What you will do: Copy out the material below in full, but not its images.

= = = = =

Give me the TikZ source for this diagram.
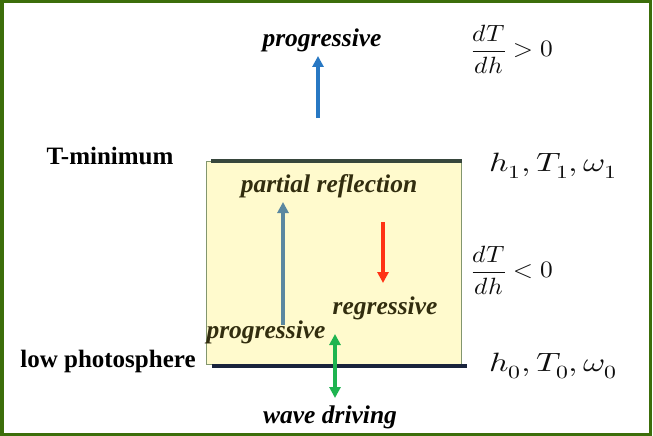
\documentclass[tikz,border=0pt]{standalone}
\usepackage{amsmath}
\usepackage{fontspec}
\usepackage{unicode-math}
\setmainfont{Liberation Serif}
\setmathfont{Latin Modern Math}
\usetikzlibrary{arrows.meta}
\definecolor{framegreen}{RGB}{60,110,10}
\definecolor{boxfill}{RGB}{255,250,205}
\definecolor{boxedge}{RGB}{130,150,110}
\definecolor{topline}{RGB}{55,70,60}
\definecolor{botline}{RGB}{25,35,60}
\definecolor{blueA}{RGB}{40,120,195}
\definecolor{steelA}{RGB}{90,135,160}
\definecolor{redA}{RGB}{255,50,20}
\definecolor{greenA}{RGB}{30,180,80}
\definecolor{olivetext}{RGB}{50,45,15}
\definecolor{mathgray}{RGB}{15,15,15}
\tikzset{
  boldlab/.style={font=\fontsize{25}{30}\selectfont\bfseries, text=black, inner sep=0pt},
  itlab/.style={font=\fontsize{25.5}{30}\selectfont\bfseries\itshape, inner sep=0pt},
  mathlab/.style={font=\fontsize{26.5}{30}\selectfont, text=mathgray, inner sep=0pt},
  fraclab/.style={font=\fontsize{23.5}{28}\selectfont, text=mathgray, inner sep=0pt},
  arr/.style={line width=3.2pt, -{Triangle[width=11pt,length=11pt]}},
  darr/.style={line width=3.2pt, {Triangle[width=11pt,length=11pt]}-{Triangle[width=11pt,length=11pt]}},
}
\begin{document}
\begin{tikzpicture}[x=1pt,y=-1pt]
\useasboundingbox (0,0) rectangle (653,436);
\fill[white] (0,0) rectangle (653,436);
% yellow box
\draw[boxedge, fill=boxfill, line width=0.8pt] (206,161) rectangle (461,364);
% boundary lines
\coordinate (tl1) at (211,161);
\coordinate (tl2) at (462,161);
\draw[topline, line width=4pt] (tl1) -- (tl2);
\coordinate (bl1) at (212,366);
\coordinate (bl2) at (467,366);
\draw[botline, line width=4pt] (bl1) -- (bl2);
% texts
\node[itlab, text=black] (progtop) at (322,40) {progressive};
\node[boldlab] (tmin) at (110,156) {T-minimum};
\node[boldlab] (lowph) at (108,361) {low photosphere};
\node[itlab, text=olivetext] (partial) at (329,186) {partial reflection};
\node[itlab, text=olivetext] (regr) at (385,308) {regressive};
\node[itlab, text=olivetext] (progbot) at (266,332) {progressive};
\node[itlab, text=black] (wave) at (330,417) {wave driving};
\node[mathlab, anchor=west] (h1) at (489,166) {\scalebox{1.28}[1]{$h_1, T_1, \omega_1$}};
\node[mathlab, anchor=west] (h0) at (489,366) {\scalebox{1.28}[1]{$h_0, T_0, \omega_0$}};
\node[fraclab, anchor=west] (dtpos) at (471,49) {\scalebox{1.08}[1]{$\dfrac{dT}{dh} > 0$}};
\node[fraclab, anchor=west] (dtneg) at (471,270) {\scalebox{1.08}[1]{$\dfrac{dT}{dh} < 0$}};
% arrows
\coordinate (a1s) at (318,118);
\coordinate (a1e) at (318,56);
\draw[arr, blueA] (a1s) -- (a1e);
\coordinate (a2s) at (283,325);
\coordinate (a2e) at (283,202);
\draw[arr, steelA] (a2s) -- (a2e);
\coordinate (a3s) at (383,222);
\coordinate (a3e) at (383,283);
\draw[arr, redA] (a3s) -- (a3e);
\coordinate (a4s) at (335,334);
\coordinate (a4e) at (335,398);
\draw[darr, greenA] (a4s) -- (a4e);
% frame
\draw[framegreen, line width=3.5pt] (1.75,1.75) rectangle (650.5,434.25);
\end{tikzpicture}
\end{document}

= = = = =

Answer:
Give me the TikZ source for this diagram.
\documentclass[tikz,border=0pt]{standalone}
\usepackage{amsmath}
\usepackage{fontspec}
\usepackage{unicode-math}
\setmainfont{Liberation Serif}
\setmathfont{Latin Modern Math}
\usetikzlibrary{arrows.meta}
\definecolor{framegreen}{RGB}{60,110,10}
\definecolor{boxfill}{RGB}{255,250,205}
\definecolor{boxedge}{RGB}{130,150,110}
\definecolor{topline}{RGB}{55,70,60}
\definecolor{botline}{RGB}{25,35,60}
\definecolor{blueA}{RGB}{40,120,195}
\definecolor{steelA}{RGB}{90,135,160}
\definecolor{redA}{RGB}{255,50,20}
\definecolor{greenA}{RGB}{30,180,80}
\definecolor{olivetext}{RGB}{50,45,15}
\definecolor{mathgray}{RGB}{15,15,15}
\tikzset{
  boldlab/.style={font=\fontsize{25}{30}\selectfont\bfseries, text=black, inner sep=0pt},
  itlab/.style={font=\fontsize{25.5}{30}\selectfont\bfseries\itshape, inner sep=0pt},
  mathlab/.style={font=\fontsize{26.5}{30}\selectfont, text=mathgray, inner sep=0pt},
  fraclab/.style={font=\fontsize{23.5}{28}\selectfont, text=mathgray, inner sep=0pt},
  arr/.style={line width=3.2pt, -{Triangle[width=11pt,length=11pt]}},
  darr/.style={line width=3.2pt, {Triangle[width=11pt,length=11pt]}-{Triangle[width=11pt,length=11pt]}},
}
\begin{document}
\begin{tikzpicture}[x=1pt,y=-1pt]
\useasboundingbox (0,0) rectangle (653,436);
\fill[white] (0,0) rectangle (653,436);
% yellow box
\draw[boxedge, fill=boxfill, line width=0.8pt] (206,161) rectangle (461,364);
% boundary lines
\coordinate (tl1) at (211,161);
\coordinate (tl2) at (462,161);
\draw[topline, line width=4pt] (tl1) -- (tl2);
\coordinate (bl1) at (212,366);
\coordinate (bl2) at (467,366);
\draw[botline, line width=4pt] (bl1) -- (bl2);
% texts
\node[itlab, text=black] (progtop) at (322,40) {progressive};
\node[boldlab] (tmin) at (110,156) {T-minimum};
\node[boldlab] (lowph) at (108,361) {low photosphere};
\node[itlab, text=olivetext] (partial) at (329,186) {partial reflection};
\node[itlab, text=olivetext] (regr) at (385,308) {regressive};
\node[itlab, text=olivetext] (progbot) at (266,332) {progressive};
\node[itlab, text=black] (wave) at (330,417) {wave driving};
\node[mathlab, anchor=west] (h1) at (489,166) {\scalebox{1.28}[1]{$h_1, T_1, \omega_1$}};
\node[mathlab, anchor=west] (h0) at (489,366) {\scalebox{1.28}[1]{$h_0, T_0, \omega_0$}};
\node[fraclab, anchor=west] (dtpos) at (471,49) {\scalebox{1.08}[1]{$\dfrac{dT}{dh} > 0$}};
\node[fraclab, anchor=west] (dtneg) at (471,270) {\scalebox{1.08}[1]{$\dfrac{dT}{dh} < 0$}};
% arrows
\coordinate (a1s) at (318,118);
\coordinate (a1e) at (318,56);
\draw[arr, blueA] (a1s) -- (a1e);
\coordinate (a2s) at (283,325);
\coordinate (a2e) at (283,202);
\draw[arr, steelA] (a2s) -- (a2e);
\coordinate (a3s) at (383,222);
\coordinate (a3e) at (383,283);
\draw[arr, redA] (a3s) -- (a3e);
\coordinate (a4s) at (335,334);
\coordinate (a4e) at (335,398);
\draw[darr, greenA] (a4s) -- (a4e);
% frame
\draw[framegreen, line width=3.5pt] (1.75,1.75) rectangle (650.5,434.25);
\end{tikzpicture}
\end{document}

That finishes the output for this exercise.